Jedzenie, które szybko się psuje, należy brać ze sobą raczej w małych ilościach. Po kilku dniach wyprawy można dokupić na miejscu brakujące produkty lub przestawić się na jedzenie z puszek. Ponieważ trudno sobie wyobrazić odżywianie się w ciągu całej wyprawy tylko jednym rodzajem pożywienia, konieczne staje się pewne urozmaicanie posiłków. Przy odrobinie kulinarnej fantazji można przygotowywać potrawy, które nigdy się nie znudzą. Przez pierwsze dwa dni najlepsze będą kotlety smażone z kawałków wcześniej przygotowanego mięsa lub kiełbasa na gorąco. Kilka listków sałaty podniesie walory smakowe obiadu. We wszystkich przygotowywanych przeze mnie posiłkach na gorąco zawsze pierwszoplanową rolę odgrywa cebula.

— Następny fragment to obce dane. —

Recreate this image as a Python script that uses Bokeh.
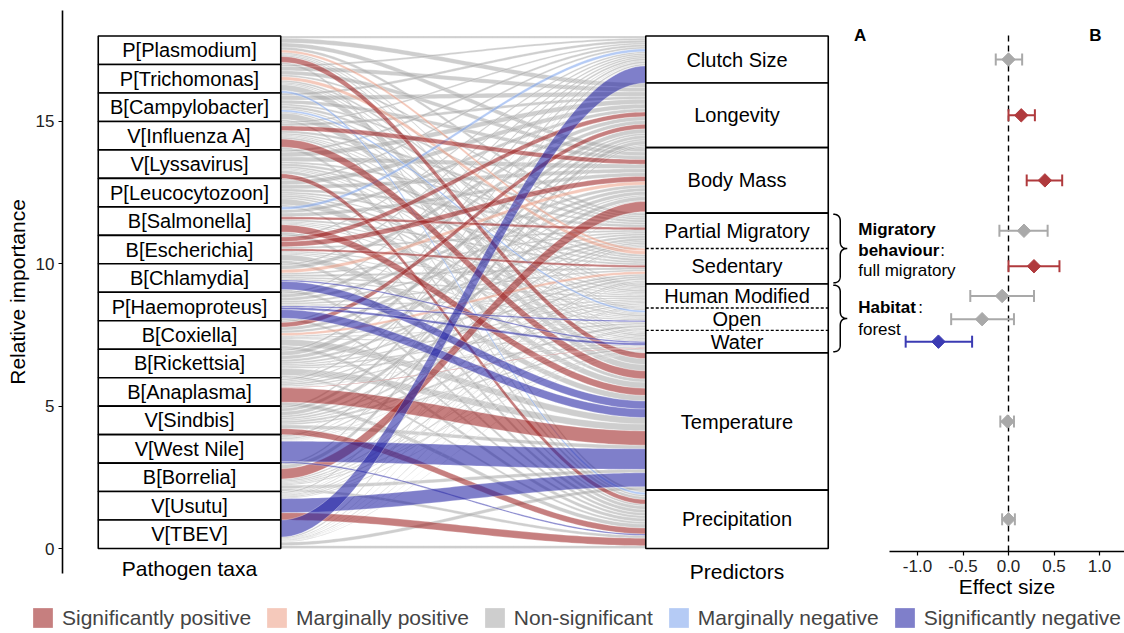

Produkty żywnościowe, takie jak ziemniaki, makaron lub ryż, dające się długo przechowywać, będą stanowiły dodatek do posiłków w późniejszym okresie. Owoce, kaloryczna czekolada lub np. czipsy są zawsze dobrą przekąską podczas łowienia. Jeżeli nad wodą spotka się kilku wędkarzy, to prawie zawsze udaje się stworzyć ze wspólnych zapasów małe arcydzieło kulinarne.